Bloomberg was a Democrat until he ran for New York mayor in 2001 as a Republican. He won three consecutive terms and governed as a social liberal and fiscal moderate. He then ran for president unsuccessfully in the 2020 Democratic primary. To an audience of about 700 Monday, he invoked the destruction of the Second Temple to describe political differences within the Jewish community.
“Today is the last day of Hanukkah – a holiday that marks a miracle,” he said. “But it began with a civil conflict among Jews, torn apart by the pressure of living under Greek rule.”
He asked American Jews to quit engaging in what he called “a perverse form of what-about-ism” in which they say “in effect, ‘the antisemites in your party are far worse than the ones in mine.’”
He said he was alarmed by American Jews who seem to care most whether news is good for Republicans or Democrats. For such people, “partisan affiliation has become a religion – and their new tribe is their political identity.”
Bloomberg also criticized the far left and activists on college campuses who are using the Israeli-Palestinian conflict to spread what he deemed “lies and prejudices” about the Jewish State and pro-Israeli groups in America , and to attack liberal Zionist students. “We cannot allow a new generation of Jews to be intimidated from supporting the very existence of Israel — or to feel shame about their heritage, rather than pride,” he said.
Bloomberg, the founder of Bloomberg L.P. and Bloomberg Philanthropies, was presented at the event with the Gustave L. Levy award, an honor bestowed by the UJA-Federation of New York for vision and generosity.

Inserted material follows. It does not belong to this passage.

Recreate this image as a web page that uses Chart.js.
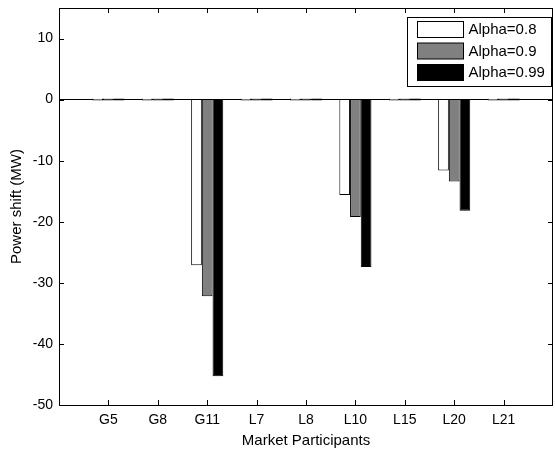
<!DOCTYPE html>
<html>
<head>
<meta charset="utf-8">
<script src="https://cdn.jsdelivr.net/npm/chart.js@4.4.1/dist/chart.umd.min.js"></script>
<style>
  html, body { margin: 0; padding: 0; background: #fff; }
  #wrap { width: 555px; height: 450px; }
</style>
</head>
<body>
<div id="wrap"><canvas id="c" width="555" height="450"></canvas></div>
<script>
// 카테고리 (시장 참여자)
const participants = ['G5', 'G8', 'G11', 'L7', 'L8', 'L10', 'L15', 'L20', 'L21'];

// 알파 값별 전력 이동량 (MW)
const alpha08  = [0, 0, -27.1, 0, 0, -15.6, 0, -11.6, 0];
const alpha09  = [0, 0, -32.2, 0, 0, -19.2, 0, -13.4, 0];
const alpha099 = [0, 0, -45.3, 0, 0, -27.4, 0, -18.2, 0];

const seriesNames = ['Alpha=0.8', 'Alpha=0.9', 'Alpha=0.99'];
const yTicks = [-50, -40, -30, -20, -10, 0, 10];

const FONT = 'Liberation Sans, Arial, Helvetica, sans-serif';

// 양 끝에 빈 칸을 넣어서 MATLAB처럼 축 가장자리에 여백을 둡니다
const labels = [''].concat(participants, ['']);
const pad = arr => [null].concat(arr, [null]);

// 안쪽 눈금 + 박스 테두리
const boxTicks = {
    id: 'boxTicks',
    afterDatasetsDraw(chart) {
        const { ctx, chartArea: a, scales } = chart;
        const L = 5;
        ctx.save();
        ctx.strokeStyle = '#000';
        ctx.lineWidth = 1;
        ctx.beginPath();
        participants.forEach((p, i) => {
            const x = Math.round(scales.x.getPixelForValue(i + 1)) + 0.5;
            ctx.moveTo(x, a.bottom); ctx.lineTo(x, a.bottom - L);
            ctx.moveTo(x, a.top); ctx.lineTo(x, a.top + L);
        });
        yTicks.forEach(v => {
            const y = Math.round(scales.y.getPixelForValue(v)) + 0.5;
            ctx.moveTo(a.left, y); ctx.lineTo(a.left + L, y);
            ctx.moveTo(a.right, y); ctx.lineTo(a.right - L, y);
        });
        ctx.stroke();
        ctx.strokeRect(Math.round(a.left) + 0.5, Math.round(a.top) + 0.5,
            Math.round(a.right - a.left) - 1, Math.round(a.bottom - a.top));
        ctx.restore();
    }
};

// 오른쪽 위 범례 상자
const boxLegend = {
    id: 'boxLegend',
    afterDraw(chart) {
        const { ctx, chartArea: a } = chart;
        const w = 144, h = 69;
        const x0 = Math.round(a.right - w) - 1.5, y0 = Math.round(a.top) + 9.5;
        ctx.save();
        ctx.fillStyle = '#fff';
        ctx.fillRect(x0, y0, w, h);
        ctx.strokeStyle = '#000';
        ctx.lineWidth = 1;
        ctx.strokeRect(x0, y0, w, h);
        ctx.font = '15px ' + FONT;
        ctx.textBaseline = 'middle';
        chart.data.datasets.forEach((ds, i) => {
            const sy = y0 + 4 + i * 21.5;
            ctx.fillStyle = ds.backgroundColor;
            ctx.fillRect(x0 + 10, sy, 46, 16);
            ctx.strokeStyle = '#000';
            ctx.strokeRect(x0 + 10, sy, 46, 16);
            ctx.fillStyle = '#000';
            ctx.fillText(ds.label, x0 + 61, sy + 8.5);
        });
        ctx.restore();
    }
};

new Chart(document.getElementById('c'), {
    type: 'bar',
    data: {
        labels,
        datasets: [
            { label: seriesNames[0], data: pad(alpha08),  backgroundColor: '#ffffff', borderColor: '#000', borderWidth: 1 },
            { label: seriesNames[1], data: pad(alpha09),  backgroundColor: '#808080', borderColor: '#000', borderWidth: 1 },
            { label: seriesNames[2], data: pad(alpha099), backgroundColor: '#000000', borderColor: '#000', borderWidth: 1 }
        ]
    },
    options: {
        responsive: false,
        animation: false,
        devicePixelRatio: 1,
        categoryPercentage: 0.65,
        barPercentage: 1,
        minBarLength: 2,
        layout: { padding: { top: 8, right: 2, left: 0, bottom: 0 } },
        plugins: { legend: { display: false }, tooltip: { enabled: false } },
        scales: {
            x: {
                offset: false,
                grid: { display: false, drawTicks: false },
                border: { display: false },
                ticks: { autoSkip: false, maxRotation: 0, padding: 7, color: '#000', font: { family: FONT, size: 14 } },
                title: { display: true, text: 'Market Participants', color: '#000', font: { family: FONT, size: 15 }, padding: { top: 0, bottom: 0 } },
                afterFit(scale) {
                    scale.height = 45;
                    scale.paddingLeft = 0;
                    scale.paddingRight = 0;
                }
            },
            y: {
                min: -50, max: 15,
                afterBuildTicks(scale) { scale.ticks = yTicks.map(v => ({ value: v })); },
                grid: {
                    drawTicks: false,
                    color: ctx => (ctx.tick && ctx.tick.value === 0) ? '#000' : 'rgba(0,0,0,0)'
                },
                border: { display: false },
                ticks: { padding: 6, color: '#000', font: { family: FONT, size: 14 } },
                title: { display: true, text: 'Power shift (MW)', color: '#000', font: { family: FONT, size: 15 }, padding: { top: 8, bottom: 0 } },
                afterFit(scale) {
                    scale.width = 59;
                    scale.paddingTop = 0;
                    scale.paddingBottom = 0;
                }
            }
        }
    },
    plugins: [boxTicks, boxLegend]
});
</script>
</body>
</html>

At the start of his remarks, Bloomberg joked about his failed presidential campaign in 2020, saying he was the only Jewish candidate in the race “who didn’t want to turn America into a kibbutz,” referring to Sen. Bernie Sanders of Vermont, a progressive Democrat.
“Even though it didn’t work out, the good news is: I didn’t have to move to Washington, and I could stay with you in the greatest city in the world,” he told the crowd.